Boonman and Yovel also pointed out that many mammals can probably be trained to echolocate. Humans are a prime example. Indeed, many blind people have learned the ability to echolocate to get around and do all sorts of useful things. Ben Underwood was a blind kid without eyes who could echolocate well enough to ride a bike and shoot a basketball into a hoop. Look it up on Youtube and have your mind blown. Daniel Kish is a blind echolocator who teaches echolocation to other blind people. He started a non-profit called World Access for the Blind and has teamed with researchers studying human echolocation who claim that in just 2 hours a day for 2 weeks a student can learn to detect large objects using tongue clicks, and in another two weeks, they can discriminate trees from walls.

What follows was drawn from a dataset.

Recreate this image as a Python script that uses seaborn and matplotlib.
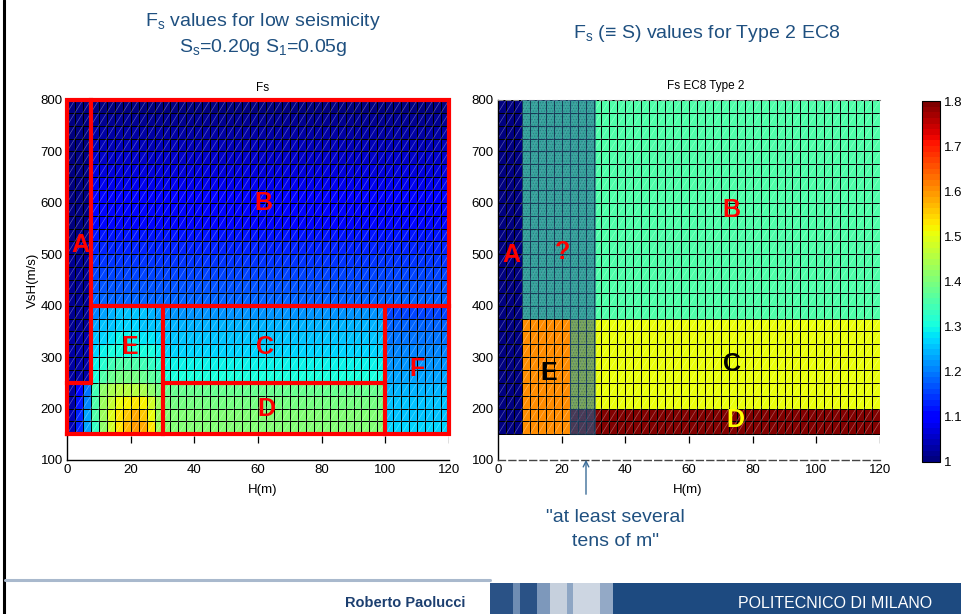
import numpy as np
import pandas as pd
import matplotlib
matplotlib.use("Agg")
import matplotlib.pyplot as plt
import seaborn as sns
from matplotlib.patches import Rectangle
from matplotlib.collections import LineCollection
from matplotlib.lines import Line2D

# ---------------- data ----------------
# cell grid: H (m) columns of 2.5 m from 0 to 120, VsH rows of 25 m/s from 150 to 800
H_cells = np.arange(0, 120, 2.5)
V_cells = np.arange(150, 800, 25)

# Left panel: Fs (low seismicity) read by zone, rows listed bottom -> top
fs_A = [1.03, 1.03, 1.03, 1.03, 1.02, 1.02, 1.02, 1.02, 1.02, 1.02, 1.02,
        1.01, 1.01, 1.01, 1.01, 1.01, 1.01, 1.00, 1.00, 1.00, 1.00, 1.00]      # H 0-7.5, Vs 250-800
fs_B = [1.18, 1.17, 1.16, 1.15, 1.13, 1.12, 1.11, 1.10, 1.09, 1.08, 1.07,
        1.06, 1.04, 1.03, 1.02, 1.01]                                          # H 7.5-120, Vs 400-800
fs_low_left = [[1.04, 1.13, 1.23],
               [1.04, 1.13, 1.23],
               [1.03, 1.12, 1.21],
               [1.03, 1.11, 1.19]]                                             # H 0-7.5, Vs 150-250
fs_E = [[1.33, 1.42, 1.48, 1.53, 1.57, 1.59, 1.58, 1.53, 1.43],
        [1.35, 1.43, 1.49, 1.53, 1.56, 1.58, 1.56, 1.50, 1.43],
        [1.35, 1.43, 1.47, 1.50, 1.52, 1.53, 1.52, 1.48, 1.43],
        [1.34, 1.42, 1.44, 1.46, 1.46, 1.46, 1.44, 1.42, 1.40],
        [1.30, 1.36, 1.38, 1.39, 1.39, 1.39, 1.38, 1.37, 1.36],
        [1.29, 1.32, 1.34, 1.35, 1.35, 1.35, 1.34, 1.33, 1.32],
        [1.27, 1.29, 1.30, 1.31, 1.31, 1.31, 1.30, 1.30, 1.29],
        [1.25, 1.27, 1.28, 1.29, 1.29, 1.29, 1.28, 1.28, 1.27],
        [1.23, 1.25, 1.26, 1.27, 1.27, 1.27, 1.26, 1.26, 1.25],
        [1.21, 1.23, 1.24, 1.25, 1.26, 1.26, 1.25, 1.24, 1.23]]                # H 7.5-30, Vs 150-400
fs_C = [1.30, 1.29, 1.27, 1.26, 1.24, 1.22]                                    # H 30-100, Vs 250-400
fs_D = [1.41, 1.41, 1.40, 1.38]                                                # H 30-100, Vs 150-250
fs_F = [1.27, 1.26, 1.25, 1.24, 1.23, 1.22, 1.21, 1.20, 1.18, 1.16]            # H 100-120, Vs 150-400

# Right panel: EC8 Type 2 soil factor S per class and its (H, Vs) domain
ec8_class = ["A", "E", "B", "C", "D"]
ec8_S = [1.00, 1.60, 1.35, 1.50, 1.80]
ec8_H_min = [0.0, 7.5, 7.5, 22.5, 22.5]
ec8_H_max = [7.5, 22.5, 120.0, 120.0, 120.0]
ec8_V_min = [150, 150, 375, 200, 150]
ec8_V_max = [800, 375, 800, 375, 200]

x_ticks = [0, 20, 40, 60, 80, 100, 120]
y_ticks = [100, 200, 300, 400, 500, 600, 700, 800]
cbar_ticks = [1.0, 1.1, 1.2, 1.3, 1.4, 1.5, 1.6, 1.7, 1.8]
cbar_labels = ["1", "1.1", "1.2", "1.3", "1.4", "1.5", "1.6", "1.7", "1.8"]


def hx(h):
    return np.asarray(h, dtype=float) / 2.5


def vy(v):
    return (np.asarray(v, dtype=float) - 150.0) / 25.0


# build left grid
fs = np.zeros((len(V_cells), len(H_cells)))
ci = lambda h: int(round(float(hx(h))))
ri = lambda v: int(round(float(vy(v))))
fs[ri(250):, ci(0):ci(7.5)] = np.array(fs_A)[:, None]
fs[ri(400):, ci(7.5):] = np.array(fs_B)[:, None]
fs[ri(150):ri(250), ci(0):ci(7.5)] = np.array(fs_low_left)
fs[ri(150):ri(400), ci(7.5):ci(30)] = np.array(fs_E)
fs[ri(250):ri(400), ci(30):ci(100)] = np.array(fs_C)[:, None]
fs[ri(150):ri(250), ci(30):ci(100)] = np.array(fs_D)[:, None]
fs[ri(150):ri(400), ci(100):] = np.array(fs_F)[:, None]

# build right grid
Hc = H_cells + 1.25
Vc = V_cells + 12.5
ec8 = np.zeros_like(fs)
for s, h0, h1, v0, v1 in zip(ec8_S, ec8_H_min, ec8_H_max, ec8_V_min, ec8_V_max):
    mask = ((Hc[None, :] > h0) & (Hc[None, :] < h1) & (Vc[:, None] > v0) & (Vc[:, None] < v1))
    ec8[mask] = s

df_left = pd.DataFrame(fs, index=V_cells, columns=H_cells)
df_right = pd.DataFrame(ec8, index=V_cells, columns=H_cells)

# ---------------- style ----------------
sns.set_theme(style="white")
plt.rcParams["font.family"] = ["Liberation Sans", "DejaVu Sans"]
plt.rcParams["mathtext.fontset"] = "custom"
plt.rcParams["mathtext.rm"] = "Liberation Sans"
plt.rcParams["mathtext.it"] = "Liberation Sans"
plt.rcParams["hatch.linewidth"] = 0.6

W, HH = 961, 614
fx = lambda p: p / W
fy = lambda p: 1 - p / HH

fig = plt.figure(figsize=(9.61, 6.14), dpi=100)
fig.patch.set_facecolor("white")
ax1 = fig.add_axes([fx(67), fy(460), fx(449) - fx(67), fy(100) - fy(460)])
ax2 = fig.add_axes([fx(498), fy(460), fx(880) - fx(498), fy(100) - fy(460)])
cax = fig.add_axes([fx(922), fy(462), fx(940) - fx(922), fy(101) - fy(462)])

cmap = matplotlib.colormaps["jet"].resampled(64)

sns.heatmap(df_left, ax=ax1, cmap=cmap, vmin=1.0, vmax=1.8, linewidths=0.6,
            linecolor="black", cbar=False, xticklabels=False, yticklabels=False)
sns.heatmap(df_right, ax=ax2, cmap=cmap, vmin=1.0, vmax=1.8, linewidths=0.6,
            linecolor="black", cbar=True, cbar_ax=cax, xticklabels=False, yticklabels=False)

diag = [[(i, j), (i + 1, j + 1)] for i in range(len(H_cells)) for j in range(len(V_cells))]

for ax in (ax1, ax2):
    ax.set_xlim(0, hx(120))
    ax.set_ylim(vy(100), vy(800))
    ax.set_xticks(hx(x_ticks))
    ax.set_xticklabels([str(t) for t in x_ticks])
    ax.set_yticks(vy(y_ticks))
    ax.set_yticklabels([str(t) for t in y_ticks])
    ax.tick_params(length=0, labelsize=9.5, pad=3, colors="black")
    ax.set_xlabel("")
    ax.set_ylabel("")
    ax.add_collection(LineCollection(diag, colors=[(1, 1, 1, 0.35)], linewidths=0.5))
    ax.vlines(hx(x_ticks[1:]), vy(133), vy(146), color="black", lw=0.9)
    for s in ax.spines.values():
        s.set_visible(False)
    ax.spines["left"].set_visible(True)
    ax.spines["bottom"].set_visible(True)
    ax.spines["left"].set_color("black")
    ax.spines["bottom"].set_color("black")
    ax.spines["left"].set_linewidth(1.0)
    ax.spines["bottom"].set_linewidth(1.0)

ax2.spines["bottom"].set_linestyle((0, (5, 2.5)))
ax2.spines["bottom"].set_color("#444444")
ax2.spines["top"].set_visible(True)
ax2.spines["top"].set_linestyle((0, (4, 3)))
ax2.spines["top"].set_color("#888888")
ax2.spines["top"].set_linewidth(0.8)

# left: red zone outlines
red_lines = [
    [(0, 150), (0, 800), (120, 800), (120, 150), (0, 150)],
    [(7.5, 800), (7.5, 250), (0, 250)],
    [(7.5, 400), (120, 400)],
    [(30, 400), (30, 150)],
    [(100, 400), (100, 150)],
    [(30, 250), (100, 250)],
]
for pl in red_lines:
    hs, vs = zip(*pl)
    ax1.plot(hx(hs), vy(vs), color="#ff0000", lw=3.0, solid_joinstyle="miter",
             solid_capstyle="projecting", clip_on=False, zorder=5)

left_labels = [("A", 4.1, 518), ("B", 61.7, 599), ("C", 62.2, 320), ("D", 62.7, 200),
               ("E", 19.8, 320), ("F", 109.9, 276)]
for t, h, v in left_labels:
    ax1.text(hx(h), vy(v), t, color="#ff0000", fontsize=18, fontweight="bold",
             ha="center", va="center", zorder=6)

# right: shaded "uncertain" band
shade = (40 / 255, 100 / 255, 150 / 255, 0.58)
for (h0, h1, v0, v1) in [(7.5, 22.5, 375, 800), (22.5, 30.5, 150, 800)]:
    ax2.add_patch(Rectangle((hx(h0), vy(v0)), hx(h1) - hx(h0), vy(v1) - vy(v0),
                            facecolor=shade, edgecolor="none", zorder=4))
    ax2.add_patch(Rectangle((hx(h0), vy(v0)), hx(h1) - hx(h0), vy(v1) - vy(v0),
                            facecolor="none", edgecolor=(0.1, 0.25, 0.35, 0.35), lw=0,
                            hatch="......", zorder=4))
ax2.add_patch(Rectangle((hx(22.5), vy(150)), hx(30.5) - hx(22.5), vy(800) - vy(150),
                        facecolor="none", edgecolor=(0.12, 0.3, 0.45, 0.6), lw=0.8, zorder=4))

right_labels = [("A", 4.1, 498, "#ff0000"), ("?", 20.4, 504, "#ff0000"), ("B", 73.3, 586, "#ff0000"),
                ("E", 15.8, 269, "black"), ("C", 73.6, 287, "black"), ("D", 74.7, 177, "#ffff00")]
for t, h, v, c in right_labels:
    ax2.text(hx(h), vy(v), t, color=c, fontsize=18, fontweight="bold",
             ha="center", va="center", zorder=6)

# colorbar
cb = ax2.collections[0].colorbar
cb.set_ticks(cbar_ticks)
cb.set_ticklabels(cbar_labels)
cb.outline.set_visible(True)
cb.outline.set_edgecolor("black")
cb.outline.set_linewidth(0.8)
cax.tick_params(direction="in", length=4, width=0.7, labelsize=9.5, left=True, right=True,
                colors="black", pad=3)

# texts
title_col = "#1f5080"
fig.text(fx(263), fy(22), r"F$\mathregular{_s}$ values for low seismicity", ha="center", va="center",
         fontsize=14, color=title_col)
fig.text(fx(263), fy(47), r"S$\mathregular{_s}$=0.20g S$\mathregular{_1}$=0.05g", ha="center",
         va="center", fontsize=14, color=title_col)
fig.text(fx(707), fy(34), "F$\\mathregular{_s}$ (\u2261 S) values for Type 2 EC8", ha="center",
         va="center", fontsize=14, color=title_col)
fig.text(fx(263), fy(88), "Fs", ha="center", va="center", fontsize=8.5, color="black")
fig.text(fx(706), fy(86), "Fs EC8 Type 2", ha="center", va="center", fontsize=8.5, color="black")
fig.text(fx(263), fy(490), "H(m)", ha="center", va="center", fontsize=9.5, color="black")
fig.text(fx(688), fy(490), "H(m)", ha="center", va="center", fontsize=9.5, color="black")
fig.text(fx(33), fy(280), "VsH(m/s)", ha="center", va="center", rotation=90, fontsize=9.5,
         color="black")

fig.text(fx(615), fy(518), '"at least several', ha="center", va="center", fontsize=14, color=title_col)
fig.text(fx(615), fy(541), 'tens of m"', ha="center", va="center", fontsize=14, color=title_col)
ax2.annotate("", xy=(586, HH - 457), xytext=(586, HH - 497), xycoords="figure pixels",
             textcoords="figure pixels",
             arrowprops=dict(arrowstyle="->", color="#3d6d98", lw=1.0, mutation_scale=10))

# footer / slide frame
fig.add_artist(Line2D([fx(4), fx(4)], [0, 1], color="black", lw=2.2))
fig.add_artist(Line2D([fx(5), fx(490)], [fy(580), fy(580)], color="#a9b9cd", lw=2.2))
stripes = [(490, 513, "#2a5286"), (513, 520, "#6f8db3"), (520, 537, "#2a5286"),
           (537, 550, "#7d98bb"), (550, 567, "#c6d0dd"), (567, 573, "#8ea6c4"),
           (573, 600, "#cdd6e2"), (600, 613, "#93a9c6"), (613, 961, "#1d4a80")]
for x0, x1, c in stripes:
    fig.add_artist(Rectangle((fx(x0), 0), fx(x1) - fx(x0), fy(583), transform=fig.transFigure,
                             facecolor=c, edgecolor="none"))
fig.text(fx(405), fy(603), "Roberto Paolucci", ha="center", va="center", fontsize=10.5,
         fontweight="bold", color="#1c3f70", family=["Liberation Sans Narrow", "Liberation Sans"])
fig.text(fx(835), fy(603), "POLITECNICO DI MILANO", ha="center", va="center", fontsize=11.5,
         color="white", family=["Liberation Sans Narrow", "Liberation Sans"])

fig.savefig("out.png", dpi=100, facecolor="white")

So there you have it. If you ever want to have the ultimate backup to your headlamp, just remember that you can always train yourself to echolocate so you can tongue-click, hand-clap, or yelp your way through a cave without a light. But it might still take a few million years of living and evolving in the darkness before humans can reach bat-level and hear the soft echoes reflecting off a moth or a spider web.

Gerald Carter is a PhD Candidate at The University of Maryland a postdoc working with John Ratcliffe at University of Toronto and Rachel Page the Smithsonian Tropical Research Institute. He is not an expert on echolocation.

Feb 4, 2015. Written for The Speleograph, the publication of District of Columbia Grotto, a local chapter of the National Speleological Society. When I lived in Maryland, I went caving with the DC Grotto of the National Speleogical Society. I wrote an essay about caves and echolocation for their newsletter, the Speleograph, but I don’t think it was ever published. This essay came from a ‘what-if’ conversation I had with someone in a cave about humans using echolocation to navigate caves without a headlamp. I argued that it’s easier for us to hear echoes inside a building with hard flat walls, rather than say in a forest. And since caves were the only ‘indoors’ before humans existed, echolocation probably first evolved as a way for animals to live deeper in caves. So I thought I would write an article about that idea using some neat stories from bats. Now, a year later, I just found it sitting on my hard drive.